• Task brief
Omit the pictures and return every entry exactly as written.

• Entries from a dataset

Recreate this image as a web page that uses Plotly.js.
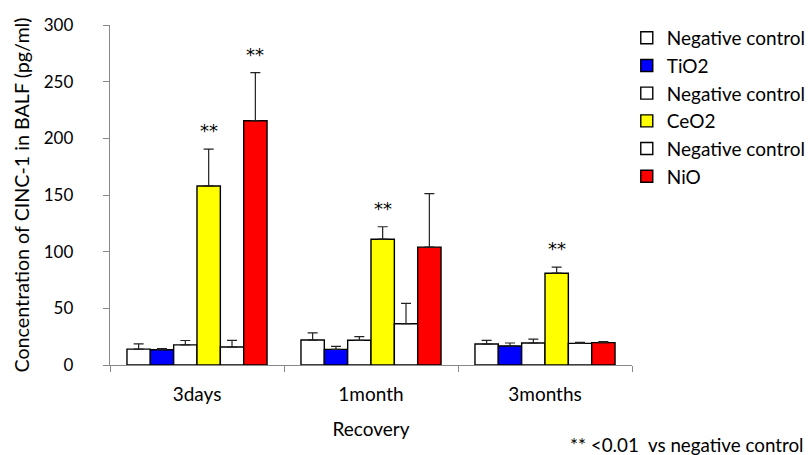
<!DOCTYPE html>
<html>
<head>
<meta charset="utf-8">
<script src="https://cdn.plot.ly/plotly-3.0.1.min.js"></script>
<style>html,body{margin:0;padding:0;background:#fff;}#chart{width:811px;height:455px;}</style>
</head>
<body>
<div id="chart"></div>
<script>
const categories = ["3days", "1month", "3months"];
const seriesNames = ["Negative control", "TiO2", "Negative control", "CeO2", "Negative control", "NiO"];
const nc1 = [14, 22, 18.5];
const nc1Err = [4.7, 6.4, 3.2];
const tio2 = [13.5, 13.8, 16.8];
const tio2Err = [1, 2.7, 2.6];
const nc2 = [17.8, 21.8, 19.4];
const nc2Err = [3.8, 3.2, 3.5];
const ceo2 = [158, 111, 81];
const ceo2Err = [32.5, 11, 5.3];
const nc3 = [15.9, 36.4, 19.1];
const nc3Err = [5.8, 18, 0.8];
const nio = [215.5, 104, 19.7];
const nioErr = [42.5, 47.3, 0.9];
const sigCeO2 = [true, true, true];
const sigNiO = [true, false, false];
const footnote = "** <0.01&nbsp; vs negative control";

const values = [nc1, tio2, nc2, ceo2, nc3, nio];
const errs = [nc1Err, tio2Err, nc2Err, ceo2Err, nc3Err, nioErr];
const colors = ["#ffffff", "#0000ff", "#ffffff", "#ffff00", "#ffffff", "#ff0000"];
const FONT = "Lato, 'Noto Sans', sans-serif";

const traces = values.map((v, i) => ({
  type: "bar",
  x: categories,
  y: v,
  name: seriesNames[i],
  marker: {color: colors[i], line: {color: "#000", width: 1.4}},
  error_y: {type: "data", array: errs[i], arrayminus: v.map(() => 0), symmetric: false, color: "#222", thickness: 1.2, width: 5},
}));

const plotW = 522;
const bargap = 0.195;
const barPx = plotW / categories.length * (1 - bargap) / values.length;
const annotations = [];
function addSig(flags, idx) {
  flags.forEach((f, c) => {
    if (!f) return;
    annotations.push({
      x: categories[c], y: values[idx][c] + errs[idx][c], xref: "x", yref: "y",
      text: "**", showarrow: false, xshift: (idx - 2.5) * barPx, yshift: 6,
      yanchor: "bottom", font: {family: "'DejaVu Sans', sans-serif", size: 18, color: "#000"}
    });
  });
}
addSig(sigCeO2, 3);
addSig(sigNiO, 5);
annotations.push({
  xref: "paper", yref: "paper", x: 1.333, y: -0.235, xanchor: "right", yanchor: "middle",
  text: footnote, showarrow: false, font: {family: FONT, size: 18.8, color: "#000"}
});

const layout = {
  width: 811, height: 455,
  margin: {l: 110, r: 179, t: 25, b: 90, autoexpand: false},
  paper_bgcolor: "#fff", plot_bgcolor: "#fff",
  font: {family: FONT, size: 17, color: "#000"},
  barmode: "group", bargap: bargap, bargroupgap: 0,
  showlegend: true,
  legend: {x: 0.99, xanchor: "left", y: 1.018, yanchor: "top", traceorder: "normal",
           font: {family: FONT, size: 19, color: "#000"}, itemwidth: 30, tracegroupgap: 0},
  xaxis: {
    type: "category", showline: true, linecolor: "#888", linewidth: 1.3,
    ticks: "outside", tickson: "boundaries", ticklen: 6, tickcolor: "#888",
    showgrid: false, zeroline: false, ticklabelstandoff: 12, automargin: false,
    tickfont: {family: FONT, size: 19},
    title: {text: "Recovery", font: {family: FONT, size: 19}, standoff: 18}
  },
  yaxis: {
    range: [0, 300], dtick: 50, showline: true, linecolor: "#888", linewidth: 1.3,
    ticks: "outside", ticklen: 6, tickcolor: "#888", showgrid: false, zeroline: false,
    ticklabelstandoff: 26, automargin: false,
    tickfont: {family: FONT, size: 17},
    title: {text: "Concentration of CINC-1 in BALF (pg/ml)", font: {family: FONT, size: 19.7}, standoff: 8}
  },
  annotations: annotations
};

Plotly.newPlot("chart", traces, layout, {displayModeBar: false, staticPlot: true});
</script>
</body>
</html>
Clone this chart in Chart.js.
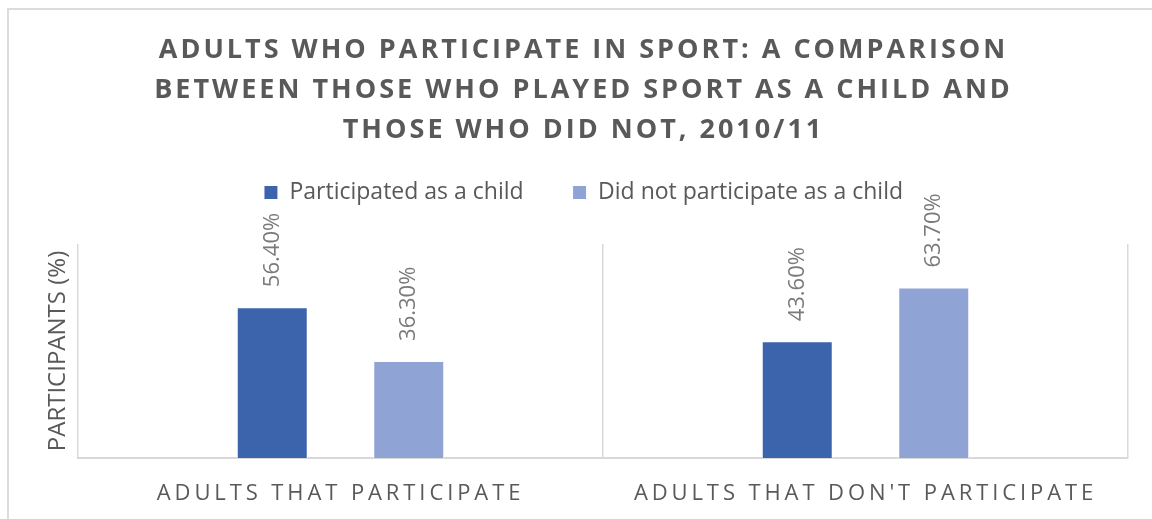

• Result of the task
Recreate this image as a web page that uses Plotly.js.
<!DOCTYPE html>
<html>
<head>
<meta charset="utf-8">
<script src="https://cdn.plot.ly/plotly-3.0.1.min.js"></script>
<style>html,body{margin:0;padding:0;background:#fff;}#chart{width:811px;height:455px;}</style>
</head>
<body>
<div id="chart"></div>
<script>
const categories = ["3days", "1month", "3months"];
const seriesNames = ["Negative control", "TiO2", "Negative control", "CeO2", "Negative control", "NiO"];
const nc1 = [14, 22, 18.5];
const nc1Err = [4.7, 6.4, 3.2];
const tio2 = [13.5, 13.8, 16.8];
const tio2Err = [1, 2.7, 2.6];
const nc2 = [17.8, 21.8, 19.4];
const nc2Err = [3.8, 3.2, 3.5];
const ceo2 = [158, 111, 81];
const ceo2Err = [32.5, 11, 5.3];
const nc3 = [15.9, 36.4, 19.1];
const nc3Err = [5.8, 18, 0.8];
const nio = [215.5, 104, 19.7];
const nioErr = [42.5, 47.3, 0.9];
const sigCeO2 = [true, true, true];
const sigNiO = [true, false, false];
const footnote = "** <0.01&nbsp; vs negative control";

const values = [nc1, tio2, nc2, ceo2, nc3, nio];
const errs = [nc1Err, tio2Err, nc2Err, ceo2Err, nc3Err, nioErr];
const colors = ["#ffffff", "#0000ff", "#ffffff", "#ffff00", "#ffffff", "#ff0000"];
const FONT = "Lato, 'Noto Sans', sans-serif";

const traces = values.map((v, i) => ({
  type: "bar",
  x: categories,
  y: v,
  name: seriesNames[i],
  marker: {color: colors[i], line: {color: "#000", width: 1.4}},
  error_y: {type: "data", array: errs[i], arrayminus: v.map(() => 0), symmetric: false, color: "#222", thickness: 1.2, width: 5},
}));

const plotW = 522;
const bargap = 0.195;
const barPx = plotW / categories.length * (1 - bargap) / values.length;
const annotations = [];
function addSig(flags, idx) {
  flags.forEach((f, c) => {
    if (!f) return;
    annotations.push({
      x: categories[c], y: values[idx][c] + errs[idx][c], xref: "x", yref: "y",
      text: "**", showarrow: false, xshift: (idx - 2.5) * barPx, yshift: 6,
      yanchor: "bottom", font: {family: "'DejaVu Sans', sans-serif", size: 18, color: "#000"}
    });
  });
}
addSig(sigCeO2, 3);
addSig(sigNiO, 5);
annotations.push({
  xref: "paper", yref: "paper", x: 1.333, y: -0.235, xanchor: "right", yanchor: "middle",
  text: footnote, showarrow: false, font: {family: FONT, size: 18.8, color: "#000"}
});

const layout = {
  width: 811, height: 455,
  margin: {l: 110, r: 179, t: 25, b: 90, autoexpand: false},
  paper_bgcolor: "#fff", plot_bgcolor: "#fff",
  font: {family: FONT, size: 17, color: "#000"},
  barmode: "group", bargap: bargap, bargroupgap: 0,
  showlegend: true,
  legend: {x: 0.99, xanchor: "left", y: 1.018, yanchor: "top", traceorder: "normal",
           font: {family: FONT, size: 19, color: "#000"}, itemwidth: 30, tracegroupgap: 0},
  xaxis: {
    type: "category", showline: true, linecolor: "#888", linewidth: 1.3,
    ticks: "outside", tickson: "boundaries", ticklen: 6, tickcolor: "#888",
    showgrid: false, zeroline: false, ticklabelstandoff: 12, automargin: false,
    tickfont: {family: FONT, size: 19},
    title: {text: "Recovery", font: {family: FONT, size: 19}, standoff: 18}
  },
  yaxis: {
    range: [0, 300], dtick: 50, showline: true, linecolor: "#888", linewidth: 1.3,
    ticks: "outside", ticklen: 6, tickcolor: "#888", showgrid: false, zeroline: false,
    ticklabelstandoff: 26, automargin: false,
    tickfont: {family: FONT, size: 17},
    title: {text: "Concentration of CINC-1 in BALF (pg/ml)", font: {family: FONT, size: 19.7}, standoff: 8}
  },
  annotations: annotations
};

Plotly.newPlot("chart", traces, layout, {displayModeBar: false, staticPlot: true});
</script>
</body>
</html>
Clone this chart in Chart.js.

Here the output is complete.